South Korea’s economy grew 2.01 percent in 2019, just over the government goal of 2 percent. The growth rate is the lowest since 2009, when the world economy was reeling from the effects of the 2008 financial crisis. Increased government spending helped offset weak exports and private investment. Government spending may help boost the economy over the short term, but it is not sustainable over the long term.
Compared to many advanced nations, 2 percent growth is an admirable achievement. In 2019, the eurozone, which makes up the second-largest economy in the world, grew only 1.2 percent. Japan grew a mere 1.1 percent. The US did better slightly better, growing at an estimated 2.3 percent. By contrast, China and India, along with many other developing countries in Asia and Africa grew by 5 percent or more in 2019.

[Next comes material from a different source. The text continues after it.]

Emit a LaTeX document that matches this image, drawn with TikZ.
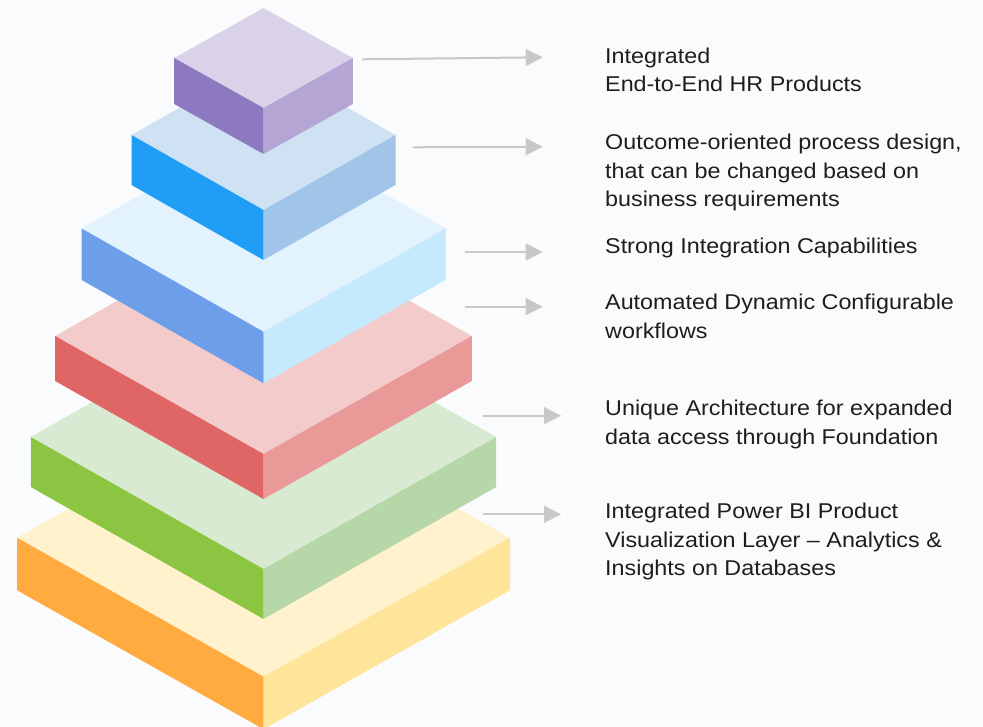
\documentclass[tikz,border=0pt]{standalone}
\usepackage{fontspec}
\setmainfont{Liberation Sans}[FakeStretch=1.09]
\usetikzlibrary{arrows.meta}
\definecolor{bgc}{RGB}{250,251,253}
\definecolor{txtc}{RGB}{30,30,30}
\definecolor{arrc}{RGB}{200,200,200}
\definecolor{puT}{HTML}{DAD2E9}\definecolor{puL}{HTML}{8C79C0}\definecolor{puR}{HTML}{B4A5D5}
\definecolor{blT}{HTML}{CFE2F3}\definecolor{blL}{HTML}{209DF5}\definecolor{blR}{HTML}{A0C5E8}
\definecolor{lbT}{HTML}{E3F3FE}\definecolor{lbL}{HTML}{6C9EEA}\definecolor{lbR}{HTML}{C5E9FD}
\definecolor{reT}{HTML}{F4CBCB}\definecolor{reL}{HTML}{E06666}\definecolor{reR}{HTML}{EA9999}
\definecolor{grT}{HTML}{D9EAD3}\definecolor{grL}{HTML}{8BC541}\definecolor{grR}{HTML}{B6D7A8}
\definecolor{orT}{HTML}{FFF2CC}\definecolor{orL}{HTML}{FFAB40}\definecolor{orR}{HTML}{FFE599}
% #1 top y, #2 half width, #3 half height, #4 thickness, #5 top, #6 left, #7 right
\newcommand\pyrlayer[7]{%
  \fill[#5] (263.5,#1) -- ++(#2,#3) -- ++(-#2,#3) -- ++(-#2,-#3) -- cycle;
  \fill[#6] (263.5,#1) ++(-#2,#3) -- ++(#2,#3) -- ++(0,#4) -- ++(-#2,-#3) -- cycle;
  \fill[#7] (263.5,#1) ++(#2,#3) -- ++(-#2,#3) -- ++(0,#4) -- ++(#2,-#3) -- cycle;
}
\tikzset{
  txt/.style={anchor=base west, inner sep=0pt, align=left, text=txtc,
    font=\fontsize{21.4}{28.4}\selectfont},
  arr/.style={draw=arrc, line width=2pt, -{Triangle[length=17pt,width=17pt]}}
}
\begin{document}
\begin{tikzpicture}[x=1pt,y=-1pt]
\useasboundingbox (0,0) rectangle (983,727);
\fill[bgc] (0,0) rectangle (983,727);
\begin{scope}
\clip (0,0) rectangle (983,727);
\pyrlayer{398.7}{246.5}{139}{52.5}{orT}{orL}{orR}
\pyrlayer{305}{232.7}{132}{50}{grT}{grL}{grR}
\pyrlayer{218}{208.3}{118}{45}{reT}{reL}{reR}
\pyrlayer{125}{182}{103.4}{51.5}{lbT}{lbL}{lbR}
\pyrlayer{60}{132}{75}{50}{blT}{blL}{blR}
\pyrlayer{8}{89.3}{50}{46}{puT}{puL}{puR}
\end{scope}
% arrows
\coordinate (a1s) at (362,59.3);   \coordinate (a1e) at (542.7,57.3);
\coordinate (a2s) at (413,147.3);  \coordinate (a2e) at (542.7,146.7);
\coordinate (a3s) at (464.7,252);  \coordinate (a3e) at (542.7,252);
\coordinate (a4s) at (464.7,306.7);\coordinate (a4e) at (542.7,306.7);
\coordinate (a5s) at (482.7,415.7);\coordinate (a5e) at (561,415.7);
\coordinate (a6s) at (482.7,514.3);\coordinate (a6e) at (561,514.3);
\draw[arr] (a1s) -- (a1e);
\draw[arr] (a2s) -- (a2e);
\draw[arr] (a3s) -- (a3e);
\draw[arr] (a4s) -- (a4e);
\draw[arr] (a5s) -- (a5e);
\draw[arr] (a6s) -- (a6e);
% labels (base anchor = baseline of the last line)
\node[txt] (t1) at (605,91.7) {Integrated\\End-to-End HR Products};
\node[txt] (t2) at (605,206.7) {Outcome-oriented process design,\\that can be changed based on\\business requirements};
\node[txt] (t3) at (605,253.3) {Strong Integration Capabilities};
\node[txt] (t4) at (605,338.3) {Automated Dynamic Configurable\\workflows};
\node[txt] (t5) at (605,444) {Unique Architecture for expanded\\data access through Foundation};
\node[txt] (t6) at (605,575.7) {Integrated Power BI Product\\Visualization Layer – Analytics \&\\Insights on Databases};
\end{tikzpicture}
\end{document}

Like everything else, views of economic growth are becoming increasingly polarized. The left has become increasingly critical of capitalism and, by extension, economic growth. The right, meanwhile, believes that capitalism and free markets create prosperity and that growth is a sign of economic success. At the heart of the division is a different view of how an economic should work. The left views the economy as a tool to create social equality, whereas the right views the economy as a reflection of individual effort.

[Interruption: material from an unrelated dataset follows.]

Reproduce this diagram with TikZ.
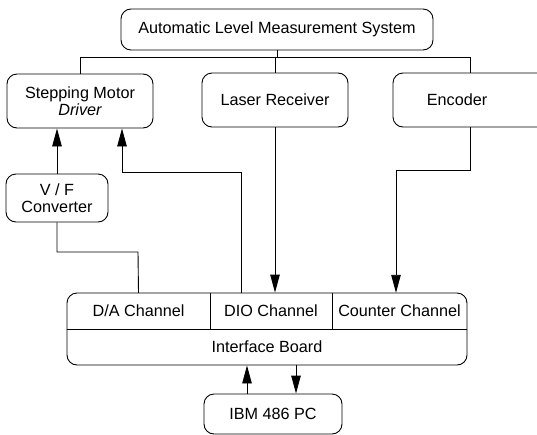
\documentclass[tikz,border=0pt]{standalone}
\usepackage{fontspec}
\setmainfont{Liberation Sans}
\usetikzlibrary{arrows.meta,calc}
\begin{document}
\begin{tikzpicture}[x=1pt,y=-1pt,
  every node/.style={font=\fontsize{16.2}{17.5}\selectfont, inner sep=0pt},
  rbox/.style={draw, line width=0.9pt, rounded corners=10pt, align=center},
  cell/.style={minimum height=36pt, align=center},
  conn/.style={line width=0.9pt},
  arr/.style={conn, -{Triangle[length=18pt,width=9.5pt]}}]
\useasboundingbox (0,0) rectangle (537,434);
\clip (0,0) rectangle (537,434);
% boxes
\node[rbox, minimum width=312pt, minimum height=41pt] (top) at (277,29.5) {Automatic Level Measurement System};
\node[rbox, minimum width=146pt, minimum height=54pt] (smd) at (80,101) {Stepping Motor\\\itshape Driver};
\node[rbox, minimum width=146pt, minimum height=54pt] (laser) at (275,100) {Laser Receiver};
\node[rbox, minimum width=154pt, minimum height=54pt] (enc) at (470,100) {Encoder\hspace*{26pt}};
\node[rbox, minimum width=102pt, minimum height=48pt] (vf) at (57,198) {V / F\\Converter};
\node[rbox, minimum width=400pt, minimum height=72pt] (board) at (267,329) {};
\node[cell, minimum width=143pt] (da) at (138.5,311) {D/A Channel};
\node[cell, minimum width=122pt] (dio) at (271,311) {DIO Channel};
\node[cell, minimum width=135pt] (cnt) at (399.5,311) {Counter Channel};
\node[minimum width=400pt, minimum height=36pt] (ib) at (267,347) {Interface Board};
\node[rbox, minimum width=138pt, minimum height=40pt] (pc) at (273,414) {IBM 486 PC};
% board dividers
\draw[conn] (board.west |- da.south) -- (board.east |- da.south);
\draw[conn] (da.north east) -- (da.south east);
\draw[conn] (dio.north east) -- (dio.south east);
% top bus
\coordinate (bus) at (0,57);
\draw[conn] (top.south) -- (top.south |- bus);
\draw[conn] (smd.north) |- (enc.north |- bus) -- (enc.north);
\draw[conn] (laser.north) -- (laser.north |- bus);
% connectors
\draw[arr] (vf.north) -- (vf.north |- smd.south);
\draw[arr] ([xshift=-30pt]dio.north) |- (122,172) -- ([xshift=42pt]smd.south);
\draw[conn] (vf.south) |- (138,252) -- (da.north);
\draw[arr] (laser.south) -- (laser.south |- board.north);
\draw[arr] (enc.south) |- (396,170) -- ([xshift=-3.5pt]cnt.north);
\draw[arr] ([xshift=-26pt]pc.north) -- ([xshift=-26pt]pc.north |- board.south);
\draw[arr] ([xshift=23pt]pc.north |- board.south) -- ([xshift=23pt]pc.north);
\end{tikzpicture}
\end{document}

Both stands of thought exist in Korea, but the distinction is less than in many other advanced countries. The purpose of export-led industrialization in the 1960s was to strengthen the nation to counter the North Korean threat. Policies initially pushed aggressive economic growth to lift people out of poverty. As growth roared, the focus shifted to creating a strong middle class, which included a focus on social equality. In 2012, the World Bank Gini index for South Korea was 31.6, which is lower than many other advanced countries.
The problem for Korea is that economic growth is increasingly dependent on the large business conglomerates, or chaebol. The chaebol are primarily producers of goods, not services. To maintain their edge, they invest heavily in research and development, but increasingly move production away from Korea. At the same time, they rely on dominance over the domestic market for steady profits, which inhibits the growth of job-creating small and middle-sized firms.
To boost growth, Korea will need to find new sources of growth. One obvious source is the domestic economy. Government regulations that support cartels sap the economy of dynamism, as in attempts to limit the growth of Tada, a popular Uber-like ride company. Throughout the economy, regulations create entry barriers that protect existing businesses, many of which are related to chaebol.
At times in the past, the government has taken an interest in promoting small and medium-sized firms. The biggest push happened in 1998 as a response to the near collapse of the economy after the 1997 financial crisis. Under the administration of President Kim Dae-jung, the government focused on promoting information technology venture businesses. At the time, the internet was new, creating an opportunity for new firms. A combination of government policy and domestic demand helped turn Korea into an IT superpower that attracted global attention.
More than 20 years later, Korea has lost its edge in IT. Internet speeds and cellphone coverage remain near the top, but regulations and lack of competition have hurt Korea’s competitiveness. The death of Cyworld, a once thriving social media platform, at the hands of Facebook is an apt metaphor for the decline of Korea as an IT superpower.
In recent years, many local governments have developed programs to promote “local markets” and “youth employment.” Local governments offer public spaces to young craftsman and others to sell their wares. They also run seminars and provide counseling services to young entrepreneurs. This may look good, but it ignores two key difficulties that most entrepreneurs face: rent and access to capital. To address these basic issues, local governments need to take the long view and develop policies that help business grow.
To avoid years of slow growth and eventual hollowing out of the economic as the chaebol shift jobs overseas, Korea needs to boost the domestic economic and service industries. To do so, it must eliminate cartel-supporting regulations while promoting efforts to support entrepreneurs. Above all, it must adopt measure to limit the influence of the chaebol to stimulate competition. This will take great political will and strong leadership, but history shows that there is no task too difficult for Korea.